When an ‘improvement’ does not add to the home’s appeal
When it comes to home renovations a widely held assumption is that any improvement or alteration to a property immediately adds significant value to the potential selling price.
As with most assumptions, this one needs to be looked at more carefully before a definitive conclusion can be reached.
The first thing is to not confuse regular maintenance with renovations. Maintenance is a crucial part of both looking after a property and ensuring it retains a market-related value.
Renovations typically refer to the improving or expanding the structure of the property, or overhauling the fittings to something in a better, more modern condition. While improvements are generally positive, be careful to not over-capitalise by spending more than you can realistically expect to make back, should you choose to sell,” says Steven van Rooyen, principal at Leapfrog Milnerton, noting that it’s useful to study the renovations and improvements him and his team believe add value to a property.

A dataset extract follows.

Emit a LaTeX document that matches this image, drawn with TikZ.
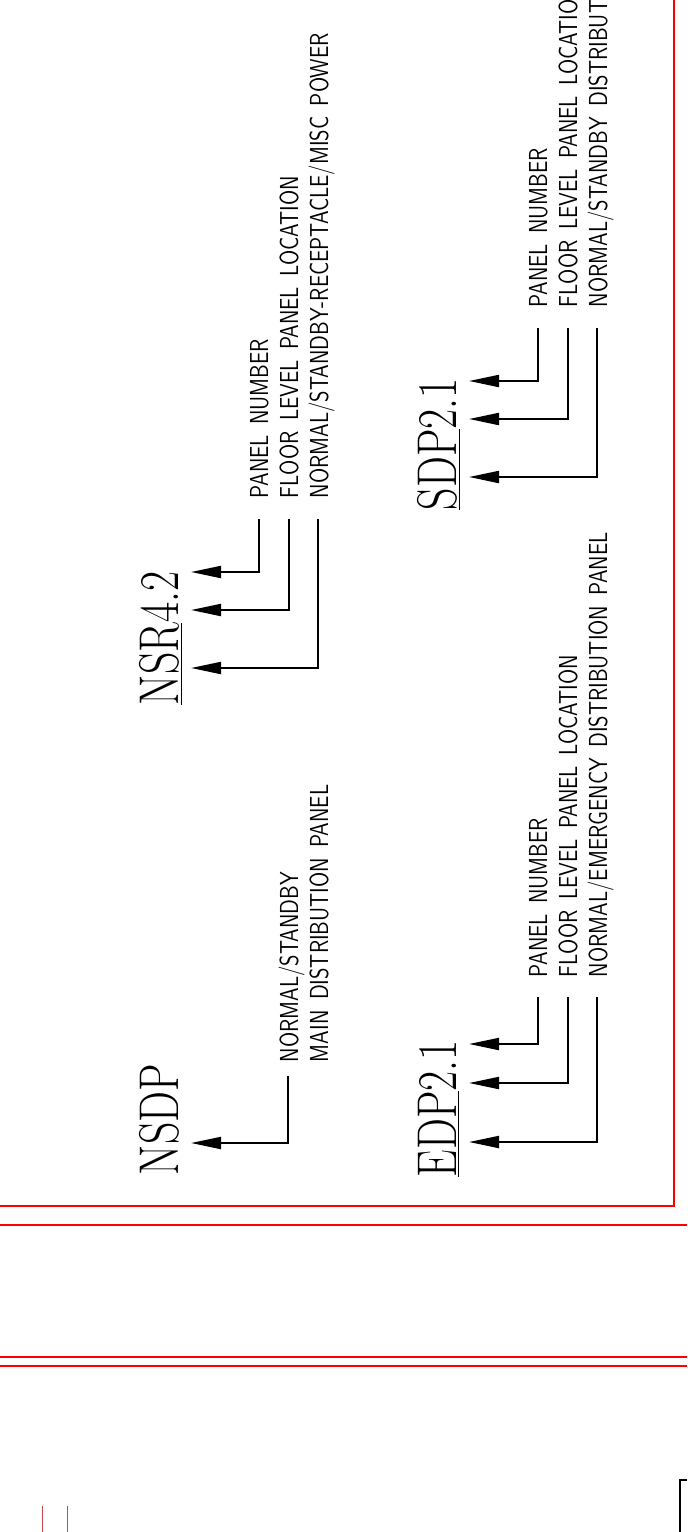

Both kitchens and bathrooms are popular candidates for makeovers. Both spaces are high-use areas that tend to suffer wear and tear more than other rooms, and they are also more susceptible to dirt and grime.
In many contemporary homes, particularly open-plan houses, the kitchen is a focal point and a popular gathering place. Updating the kitchen goes a long way in making a home more inviting and comfortable.
“One seldom goes wrong with a kitchen renovation. Kitchens tend to simply have their lifetime (about 15 years, give or take), after which renovations almost become crucial,” van Rooyen says. Bear in mind, though, that renovations don’t necessarily mean demolishing everything and starting over again. “Things like new countertops, sanitary fittings and cabinetry handles can go a long way in modernising the kitchen.”
Where the kitchen is a focal point, the bathroom is the most personal space, but is as impactful in impressing a potential buyer.
“Bathroom renovations that improve on an impractical or outdated design are almost always a great idea,” van Rooyen says, adding that many a promising sale has gone awry thanks to the negative impression an old, grimy bathroom leaves.
Nobody says no thank you, or “what a waste of money” to a garage, van Rooyen believes. Whether it’s building a garage because one didn’t exist or extending and/or enlarging an existing one, this is the kind of thing that always attracts and impresses potential buyers. A cleverly designed garage is also a great way to add storage space to a property.
A garage is one storage space solution, but other space-creating interventions like a pantry, scullery, laundry room or walk-in cupboards are also great value-adds to a property.
“Be practical about these additions though,” cautions Van Rooyen. “Adding a pantry and a large walk-in cupboard to a one-bedroom townhouse probably won’t add much attraction to the kind of property that typically attracts single people or first-time buyers who probably don’t need the extra space.”
A large family home, on the other hand, always benefits from extra space.
Safety features prominently on Maslow’s hierarchy of needs, which explains why properties with security gates and burglar bars perform better on the market than those without.
“We all want to feel safe at home, and gates, fences and window bars help with that, which makes a property that already has it so much more appealing,” van Rooyen notes. In many cases your insurance company will require you to have the necessary security features and devices. When installing be sure to choose something unobtrusive – nobody wants to live in a jail.
Wood is a great way to add warmth and texture to a space, but wooden window frames don’t quite elicit that warm, fuzzy feeling in buyers, because of the maintenance they demand.
“For wooden window frames to maintain their look, they need to be cared for properly, which is both expensive and labour-intensive,” van Rooyen says.
Swimming pools, once the hallmark of a covetable property, seems to be losing ground in the home appeal category, thanks to the maintenance they require, as well as the water shortages and related restrictions prevalent in parts of the country. “It’s an expensive addition to a property so unless you know you’re really going to use it, think twice as it tends to quickly becomes a money-guzzling pit,” van Rooyen says.
At the end of the day you’re generally better off focusing on transforming key areas, like the kitchen and bathroom, rather than breaking and remaking the whole structure. It’s also a good idea to check the prices of other properties in the area and to compare your planned renovations with what homes of a similar size and value in your area are doing. This is also something a trusted property advisor can advise you on.
“The very best you can do is to not neglect regular maintenance and to opt for quality products in a classic aesthetic as a means to ensure longevity as much as possible,” van Rooyen advises.